19. The Court notes that it has already held in the above-cited Durukan and Birol judgment that Article 231 of the Code of Criminal Procedure, which provides for the suspension of pronouncement of judgments, did not offer the required protection against arbitrary infringement by the public authorities of the rights guaranteed by the Convention (§§ 66 and 67). The present application does not present any particularity to justify a departure from this conclusion. The interference with the applicant's right to freedom of expression by the suspension of the pronouncement of his judgment was thus not "prescribed by law" for the purposes of Article 10 § 2 of the Convention.
20. This finding is sufficient to enable the Court to conclude that there has been a violation of Article 10 of the Convention.
APPLICATION OF ARTICLE 41 OF THE CONVENTION
21. The applicant claimed 5,000 euros (EUR) in respect of non-pecuniary damage and EUR 5,000 in respect of costs and expenses incurred before the domestic courts and the Court. He has not presented any document in support of his claim for costs and expenses.
22. The Government contested the applicant's claims as being unsubstantiated and excessive.
23. The Court awards the applicant EUR 2,600 in respect of non-pecuniary damage, plus any tax that may be chargeable (Durukan and Birol, cited above, § 73). It dismisses the applicant's claims in respect of costs and expenses as he did not provide any documents in support of his claim.

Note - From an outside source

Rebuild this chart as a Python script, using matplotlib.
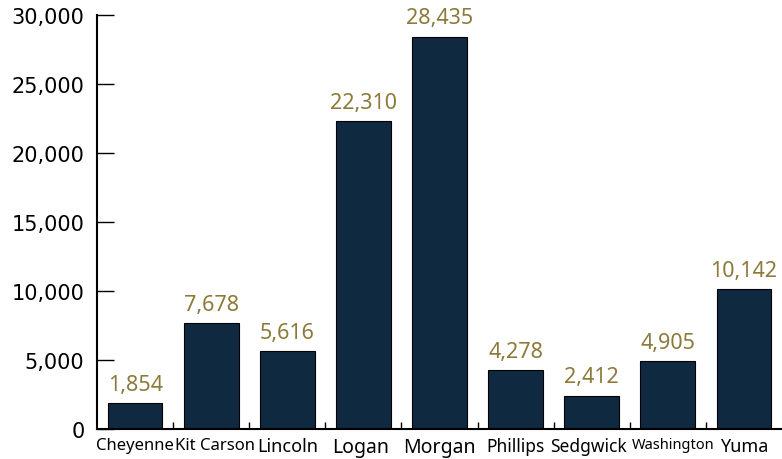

FOR THESE REASONS, THE COURT, UNANIMOUSLY,
(a) that the respondent State is to pay the applicant, within three months, EUR 2,600 (two thousand six hundred euros), plus any tax that may be chargeable, in respect of non-pecuniary damage, to be converted into the currency of the respondent State at the rate applicable at the date of settlement:
(b) that from the expiry of the above-mentioned three months until settlement simple interest shall be payable on the above amount at a rate equal to the marginal lending rate of the European Central Bank during the default period plus three percentage points;
Done in English, and notified in writing on 9 July 2024, pursuant to Rule 77 §§ 2 and 3 of the Rules of Court.